As we walked around Neal Marsh yesterday admiring the clear water and the beaver channels that resident beavers created to get from the adjacent Des Plaines River into the marsh, Dr. Hey explained to us that the water in the marsh isn't actually from the river but rather rises up from the ground.
You will notice in the image that there are lots of bodies of water clustered around the Des Plaines River. That's actually what rivers are supposed to look like. They aren't supposed to be straight, fast blue lines--and they weren't, before beavers were all but trapped out of existence. Beaver dams slow down the water, divert it to the sides to form other channels and bodies of water. Slowing down the water prevents soil erosion and also encourages biodiversity by allowing for more fish spawning. A man made riffle, with a convex shape, was installed at Neal Marsh to help slow down the water. Similarly, in other areas around the country, as part of river restoration projects that include relocating beavers, researchers are installing Beaver Dam Analogues, or man made beaver dams, to slow down waterways. The BDAs slow the water down enough to allow the beavers to build their own dams, which eventually restores the health of the rivers.
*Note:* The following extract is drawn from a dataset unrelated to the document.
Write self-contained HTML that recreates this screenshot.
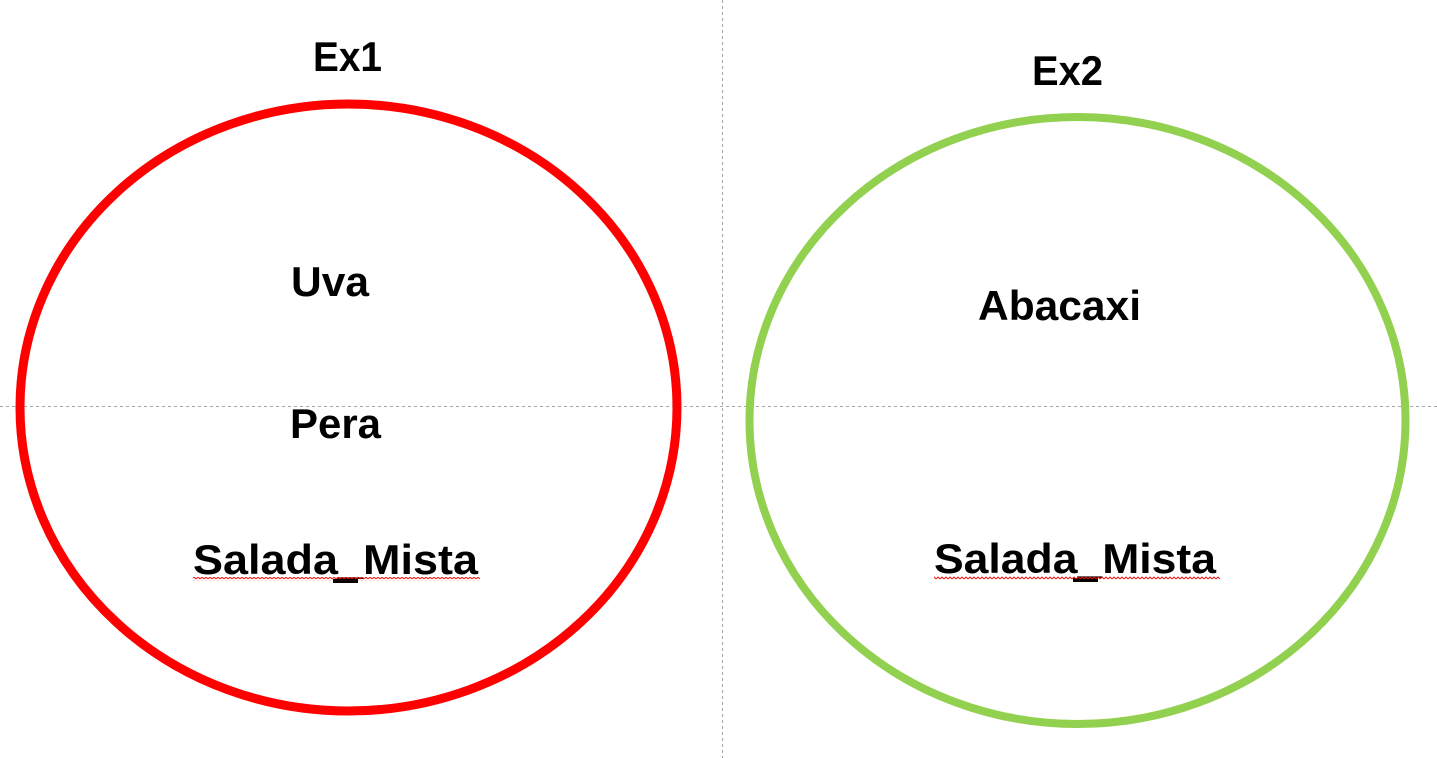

Dr. Hey also explained that mesh had been installed at the bottom of that stretch of the Des Plaines River to help control the nonnative carp that had moved into the river. When the mesh is in place, the carp can't dredge the bottom of the river for food, and it allows native species to gain a foothold and start making a comeback. Carp used to compose 90% of the fish biomass and now their numbers are much lower. Carp are not desirable because their dredging muddies the waters and contributes to erosion. Dr. Hey reports that the Chicago Botanic Gardens uses the same mesh to control carp in its waterways.